You trust that God will provide sun and water and the earthworms to aerate the soil. You trust that when the plant loses its greenery in winter, it’s for a reason — to let that energy go somewhere else. The bulb is smart. It knows that it needs to rest and transform and store up energy for spring. And when that bulb finally sprouts again after the frost lifts and the blooms unfurl, you get to enjoy the ruffled petals and marvel at what stepping into the dirt and trusting God can do.
So neither the one who plants nor the one who waters is anything, but only God, who makes things grow. — 1 Corinthians 3:7 NIV
We can’t do it alone, but we have an important role to play.
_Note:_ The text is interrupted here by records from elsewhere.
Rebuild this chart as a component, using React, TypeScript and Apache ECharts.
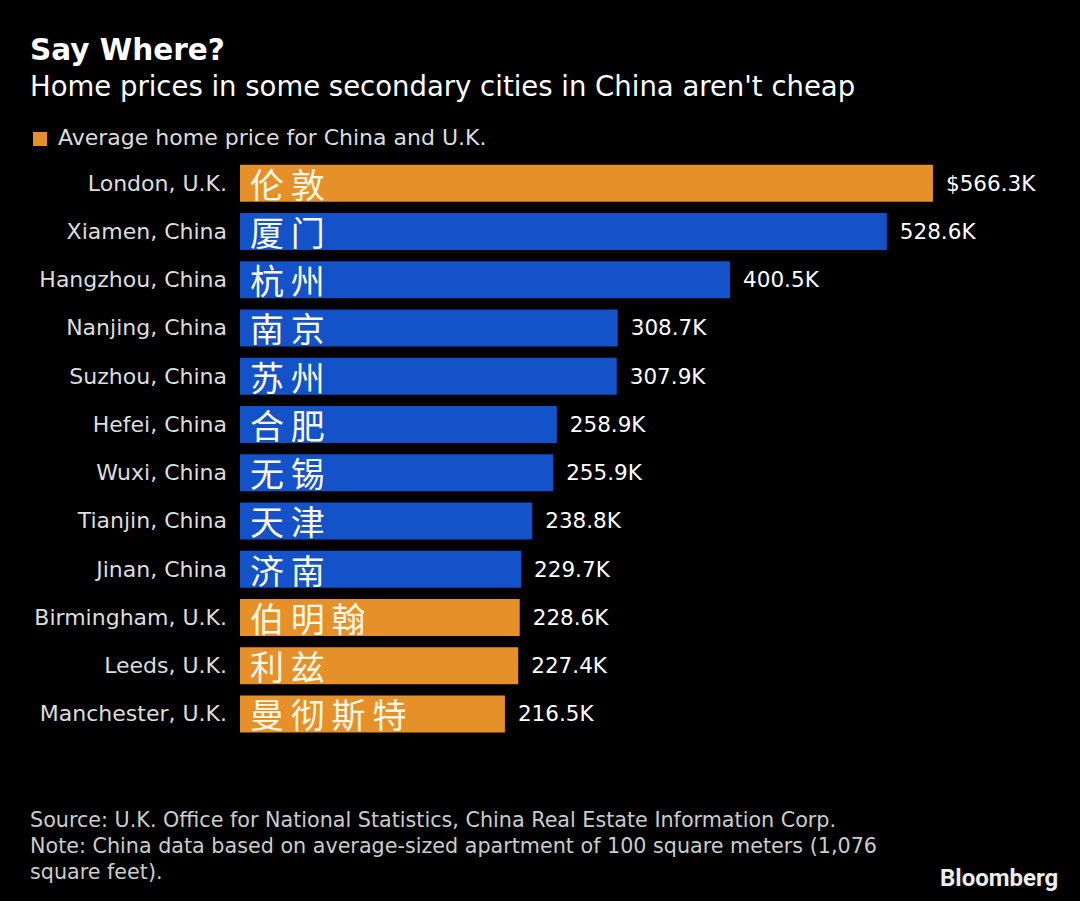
import React, { useEffect, useRef } from "react";
import * as echarts from "echarts";

const cities = [
  "London, U.K.",
  "Xiamen, China",
  "Hangzhou, China",
  "Nanjing, China",
  "Suzhou, China",
  "Hefei, China",
  "Wuxi, China",
  "Tianjin, China",
  "Jinan, China",
  "Birmingham, U.K.",
  "Leeds, U.K.",
  "Manchester, U.K.",
];
const chineseNames = ["伦敦", "厦门", "杭州", "南京", "苏州", "合肥", "无锡", "天津", "济南", "伯明翰", "利兹", "曼彻斯特"];
const prices = [566.3, 528.6, 400.5, 308.7, 307.9, 258.9, 255.9, 238.8, 229.7, 228.6, 227.4, 216.5];
const countries = ["UK", "CN", "CN", "CN", "CN", "CN", "CN", "CN", "CN", "UK", "UK", "UK"];

const ORANGE = "#E6902A";
const BLUE = "#1352C8";
const FONT = "'DejaVu Sans', sans-serif";

export default function App() {
  const ref = useRef<HTMLDivElement>(null);
  useEffect(() => {
    document.body.style.margin = "0";
    document.body.style.background = "#000";
    const chart = echarts.init(ref.current!, null, { renderer: "svg" });
    const option: any = {
      animation: false,
      backgroundColor: "#000000",
      grid: { left: 240, top: 159, width: 734.2, height: 579 },
      xAxis: {
        type: "value",
        min: 0,
        max: 600,
        show: false,
      },
      yAxis: {
        type: "category",
        data: cities,
        inverse: true,
        axisLine: { show: false },
        axisTick: { show: false },
        splitLine: { show: false },
        axisLabel: { color: "#dddddd", fontSize: 22, fontFamily: FONT, margin: 13 },
      },
      series: [
        {
          type: "bar",
          barWidth: 37,
          data: prices.map((v, i) => ({
            value: v,
            itemStyle: { color: countries[i] === "UK" ? ORANGE : BLUE },
          })),
          label: {
            show: true,
            position: "right",
            distance: 13,
            color: "#ffffff",
            fontSize: 21.5,
            fontFamily: FONT,
            formatter: (p: any) => (p.dataIndex === 0 ? "$" : "") + p.value.toFixed(1) + "K",
          },
        },
        {
          type: "bar",
          barWidth: 37,
          barGap: "-100%",
          silent: true,
          itemStyle: { color: "transparent" },
          data: prices,
          label: {
            show: true,
            position: "insideLeft",
            distance: 10,
            color: "#FFF8E6",
            fontSize: 34,
            fontFamily: "'Noto Sans CJK SC', sans-serif",
            formatter: (p: any) => chineseNames[p.dataIndex].split("").join("\u2009"),
          },
        },
      ],
      graphic: [
        {
          type: "text",
          left: 30,
          top: 35,
          style: { text: "Say Where?", fill: "#ffffff", font: "bold 29.5px " + FONT },
        },
        {
          type: "text",
          left: 30,
          top: 72,
          style: {
            text: "Home prices in some secondary cities in China aren't cheap",
            fill: "#ffffff",
            font: "27.5px " + FONT,
          },
        },
        {
          type: "rect",
          shape: { x: 33, y: 132, width: 14, height: 14 },
          style: { fill: ORANGE },
        },
        {
          type: "text",
          left: 58,
          top: 126,
          style: { text: "Average home price for China and U.K.", fill: "#dddddd", font: "22px " + FONT },
        },
        {
          type: "text",
          left: 30,
          top: 807,
          style: {
            text: "Source: U.K. Office for National Statistics, China Real Estate Information Corp.\nNote: China data based on average-sized apartment of 100 square meters (1,076\nsquare feet).",
            fill: "#cccccc",
            font: "20.7px " + FONT,
            lineHeight: 26,
          },
        },
        {
          type: "text",
          left: 940,
          top: 866,
          style: { text: "Bloomberg", fill: "#eeeeee", font: "bold 24px 'Liberation Sans Narrow', 'Roboto', sans-serif" },
        },
      ],
    };
    chart.setOption(option);
    return () => chart.dispose();
  }, []);
  return <div ref={ref} style={{ width: 1080, height: 901 }} />;
}
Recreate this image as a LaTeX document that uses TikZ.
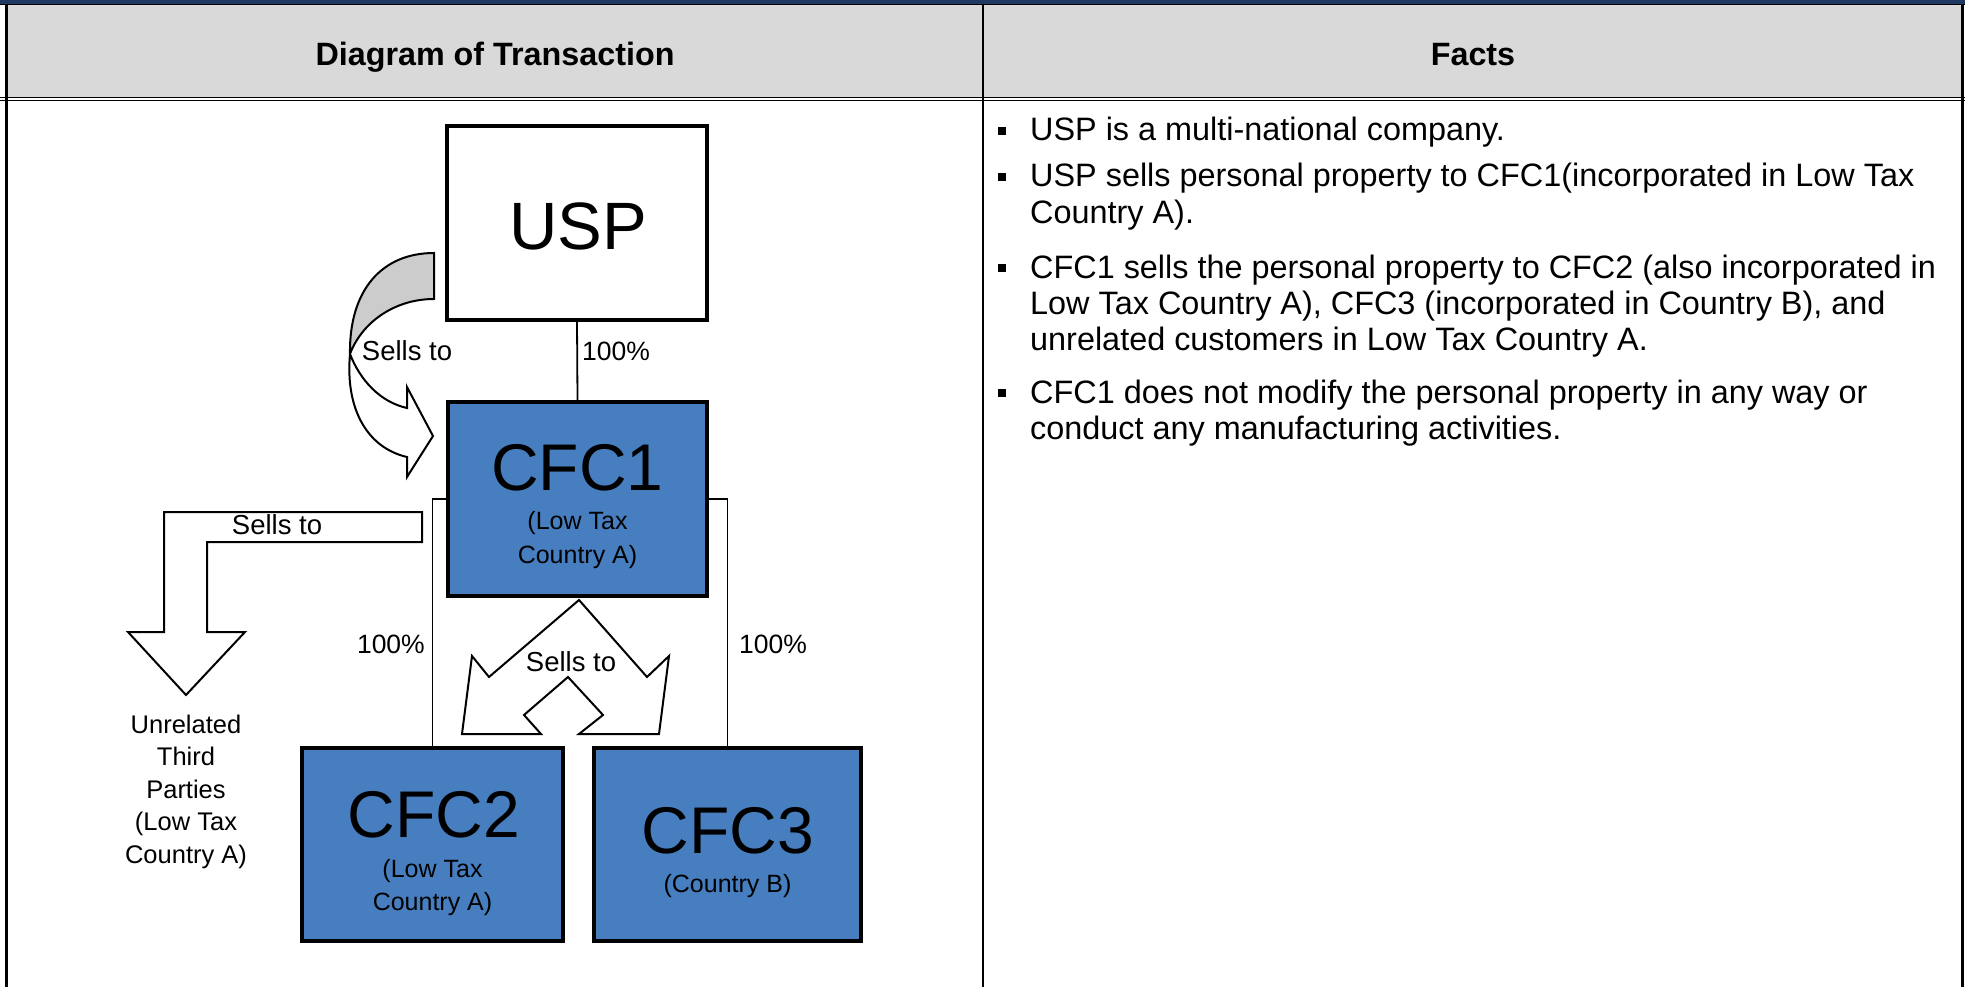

We plant and trust. It’s a choice we make — a combination of action (planting) and faith (trusting) — that moves the results out of our hands and into God’s.
Cultivate It
Read Psalm 104:14. What do you learn from this verse about God’s role in the process of cultivating? What is our role?
Abide in the Vine
In John 15, Jesus used a vivid picture of cultivating a vine to illustrate our need for Him:
I am the true vine, and My Father is the vinedresser. Every branch in Me that does not bear fruit He takes away, and every branch that does bear fruit He prunes, that it may bear more fruit... Abide in Me, and I in you. As the branch cannot bear fruit by itself, unless it abides in the vine, neither can you, unless you abide in Me. I am the vine; you are the branches. Whoever abides in Me and I in him, he it is that bears much fruit, for apart from Me you can do nothing. — John 15:1-2, John 15:4-5
A branch of a vine cannot bear fruit unless it abides in — or is in close connection with — the vine. A branch will thrive only when it is able to receive the nourishment of the vine. Likewise, we cannot bear any real, lasting fruit in our lives unless we also abide in — or maintain a close relationship with — Him.
Friend, this is a powerful truth.
We can’t grow anything good without God, and there is freedom in knowing we don’t have to grow good things on our own. And there’s freedom to take leaps of faith because we know who is lifting us up as we leap!